Bonaventura gehörte zu der an Augustinus orientierten sog. "älteren Franziskanerschule", er war Scholastiker und Mystiker zugleich. Er bemühte sich um eine Synthese aus den Gedanken von Platon, Aristoteles, Augustinus, Pseudo-Dionysius, Franz von Assisi und der griechischen Kirchenväter. Wissenschaft ist für ihn nur dann von Nutzen, wenn sie der Vereinigung mit Gott dient; jedes Wissen, das nicht auf dieses Ziel hin ausgerichtet ist, sei dagegen bloße Neugier. Alle Wissenschaft hat daher der Theologie zu dienen und unter der Leitung der Hl. Schrift zu stehen. So kann auch nur eine im Grundwissen des Glaubens wurzelnde Philosophie zur Wahrheit führen. Folgerichtig spricht Bonaventura – im Gegensatz zu seinem Freund Thomas von Aquin – dem tendenziell emanzipatorischen Aristotelismus die Möglichkeit ab, wahr von der Welt zu reden. In einer Polemik gegen Philosophen sagt er, diese seien generell in Irrtümer verstrickt, „und indem sie sich weise nannten, wurden sie zu Toren; indem sie auf ihr Wissen stolz waren, wurden sie zu Gefolgsleuten Luzifers“ („Collationes in Hexaemeron“ = "Diskussionen über das Sechstagewerk", IV ).
Seine von ®Robert Grosseteste beeinflusste Lichtmetaphysik (s. Licht) deutet Licht als die allen materiellen Körpern gemeinsame "allgemeine" Form. Die "besondere" Formierung der Materie geschehe durch Elementar-, Mischungs- und Seelenformen.
Im Streit zwischen Spiritualen und Konventualen (s. Franziskaner) nahm Bonaventura eine vermittelnde Stellung ein. Im übrigen war er eher konservativ und hielt die vorsichtige Annäherung dominikanischer Gelehrter an den Aristotelismus für gefährlich. Auf die Verbindung von Scholastik und Mystik zielt sein Hauptwerk "Itinerarium mentis in Deo" ("Pilgerbuch der Seele zu Gott"). Dessen erste vier Kapitel handeln von der Gegenwart Gottes in der materiellen und geistigen Welt; Kapitel V erörtert das Sein Gottes, Kapitel VI Gott als das Gute, Kapitel VII die Unio Mystica mit Gott-Vater durch das Einswerden mit dem Gekreuzigten.
Bonaventuras „Vita Si.
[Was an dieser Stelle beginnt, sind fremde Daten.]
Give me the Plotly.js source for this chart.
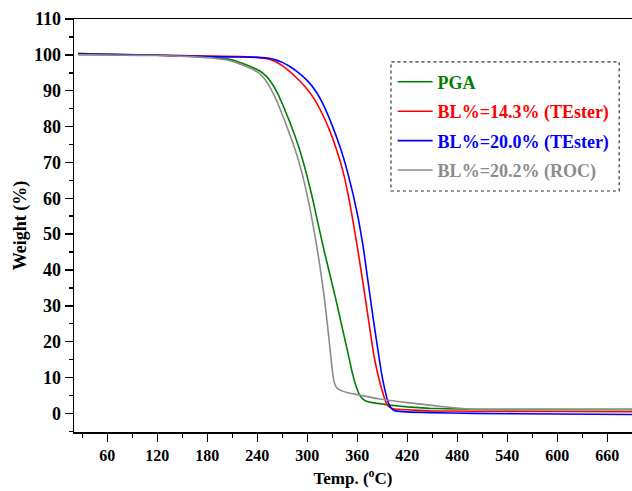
<!DOCTYPE html>
<html>
<head>
<meta charset="utf-8">
<script src="https://cdn.plot.ly/plotly-3.0.1.min.js"></script>
<style>html,body{margin:0;padding:0;background:#fff;}#chart{width:632px;height:491px;}</style>
</head>
<body>
<div id="chart"></div>
<script>
// ---- Data ----
const seriesNames = ["PGA", "BL%=14.3% (TEster)", "BL%=20.0% (TEster)", "BL%=20.2% (ROC)"];
const seriesColors = ["#008000", "#ff0000", "#0000ff", "#8c8c8c"];

const pgaTemp = [25, 40, 80, 120, 160, 190, 205, 215, 225, 235, 243, 250, 257, 264, 271, 278, 285, 292, 299, 306, 313, 320, 327, 334, 341, 348, 354, 359, 363, 367, 372, 378, 387, 399, 420, 447, 467, 500, 550, 600, 690];
const pgaWeight = [100.4, 100.3, 100.1, 99.9, 99.6, 99.2, 98.8, 98.2, 97.4, 96.4, 95.5, 94.2, 92.2, 89.4, 85.8, 81.8, 77.5, 72.6, 66.8, 60.2, 52.8, 45.5, 38.8, 32.0, 24.8, 17.6, 11.3, 7.2, 5.0, 3.9, 3.3, 3.0, 2.7, 2.3, 1.8, 1.4, 1.3, 1.15, 1.1, 1.1, 1.1];

const te143Temp = [25, 60, 120, 180, 220, 240, 252, 262, 270, 278, 288, 298, 308, 318, 327, 335, 343, 350, 356, 362, 368, 374, 380, 385, 389, 392, 395, 398, 403, 420, 447, 500, 600, 690];
const te143Weight = [100.2, 100.1, 99.9, 99.7, 99.5, 99.3, 98.9, 98.1, 97.0, 95.5, 93.4, 90.9, 87.8, 83.5, 78.8, 73.6, 67.3, 59.8, 52.0, 43.5, 34.5, 25.2, 16.0, 10.5, 7.0, 4.6, 2.7, 1.8, 1.3, 1.0, 0.7, 0.6, 0.5, 0.45];

const te200Temp = [25, 60, 120, 180, 220, 240, 252, 262, 270, 280, 290, 300, 310, 320, 330, 340, 348, 355, 361, 367, 373, 379, 385, 389, 393, 396, 399, 402, 406, 420, 447, 500, 600, 690];
const te200Weight = [100.2, 100.1, 99.9, 99.5, 99.4, 99.3, 99.1, 98.6, 97.9, 96.6, 94.9, 92.8, 89.9, 85.7, 80.2, 73.8, 67.5, 61.0, 54.5, 46.5, 36.5, 26.5, 17.2, 11.2, 6.6, 3.8, 2.0, 1.1, 0.7, 0.4, 0.2, 0.0, -0.2, -0.3];

const rocTemp = [25, 40, 80, 120, 160, 190, 205, 215, 225, 235, 242, 249, 256, 263, 270, 277, 284, 291, 297, 303, 309, 315, 320, 324, 327, 330, 332, 334, 337, 342, 350, 363, 387, 420, 447, 470, 495, 530, 600, 690];
const rocWeight = [100.0, 100.0, 99.9, 99.8, 99.5, 99.0, 98.5, 97.8, 96.9, 95.9, 94.9, 93.2, 90.6, 87.3, 83.3, 79.0, 74.5, 69.3, 63.8, 57.3, 49.8, 41.2, 33.0, 25.0, 18.5, 12.0, 9.0, 7.6, 6.8, 6.2, 5.7, 5.1, 4.0, 3.0, 2.3, 1.7, 1.15, 1.0, 1.0, 1.0];

const xTickVals = [60, 120, 180, 240, 300, 360, 420, 480, 540, 600, 660];
const yTickVals = [0, 10, 20, 30, 40, 50, 60, 70, 80, 90, 100, 110];

// ---- Build traces ----
const xs = [pgaTemp, te143Temp, te200Temp, rocTemp];
const ys = [pgaWeight, te143Weight, te200Weight, rocWeight];
const traces = xs.map((x, i) => ({
  x: x, y: ys[i], type: 'scatter', mode: 'lines',
  name: '<b><span style="color:' + seriesColors[i] + '">' + seriesNames[i] + '</span></b>',
  legendgroup: 'g' + i,
  line: {color: seriesColors[i], width: 1.6, shape: 'spline', smoothing: 0.4}
}));

const serif = 'Liberation Serif, Times New Roman, serif';
const layout = {
  width: 632, height: 491,
  margin: {l: 74, r: 0, t: 19, b: 59},
  paper_bgcolor: '#ffffff', plot_bgcolor: '#ffffff',
  font: {family: serif, color: '#000'},
  showlegend: true,
  legend: {
    x: 0.571, y: 0.892, xanchor: 'left', yanchor: 'top',
    bgcolor: 'rgba(0,0,0,0)', borderwidth: 0,
    font: {family: serif, size: 18, color: '#000'},
    traceorder: 'grouped', tracegroupgap: 3, itemwidth: 35
  },
  xaxis: {
    range: [20, 689.6], autorange: false,
    tickvals: xTickVals, ticktext: xTickVals.map(v => '<b>' + v + '</b>'),
    ticks: 'outside', ticklen: 8, tickwidth: 1.5, tickcolor: '#000',
    minor: {dtick: 30, tick0: 0, ticks: 'outside', ticklen: 4, tickwidth: 1.5, tickcolor: '#000', showgrid: false},
    showline: true, linecolor: '#000', linewidth: 1.5, mirror: true,
    showgrid: false, zeroline: false,
    tickfont: {family: serif, size: 16, color: '#000'},
    title: {text: '<b>Temp. (<sup>o</sup>C)</b>', font: {family: serif, size: 17, color: '#000'}, standoff: 9}
  },
  yaxis: {
    range: [-5.2, 110], autorange: false,
    tickvals: yTickVals, ticktext: yTickVals.map(v => '<b>' + v + '</b>'),
    ticks: 'outside', ticklen: 8, tickwidth: 1.5, tickcolor: '#000',
    minor: {dtick: 5, tick0: 0, ticks: 'outside', ticklen: 4, tickwidth: 1.5, tickcolor: '#000', showgrid: false},
    showline: true, linecolor: '#000', linewidth: 1.5, mirror: false,
    showgrid: false, zeroline: false,
    tickfont: {family: serif, size: 18, color: '#000'},
    title: {text: '<b>Weight (%)</b>', font: {family: serif, size: 18, color: '#000'}, standoff: 2}
  },
  shapes: [{
    type: 'rect', xref: 'paper', yref: 'paper',
    x0: 0.568, x1: 0.977, y0: 0.5835, y1: 0.896,
    line: {color: '#333', width: 1.2, dash: 'dot'}, fillcolor: 'rgba(0,0,0,0)'
  }]
};

Plotly.newPlot('chart', traces, layout, {displayModeBar: false, staticPlot: true});
</script>
</body>
</html>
Franzisci“ („Legenda Maior“) wurde zur offiziellen Biographie des Ordensgründers.
Weitere Werke: „Breviloquium“, „De reductione artium ad theologiam“, „Disputatio de scientia Christi“, verschiedene Predigten, theologische Vortragsreihen (s. collationes), Kommentare und Quaestiones disputatae (Streitfragen).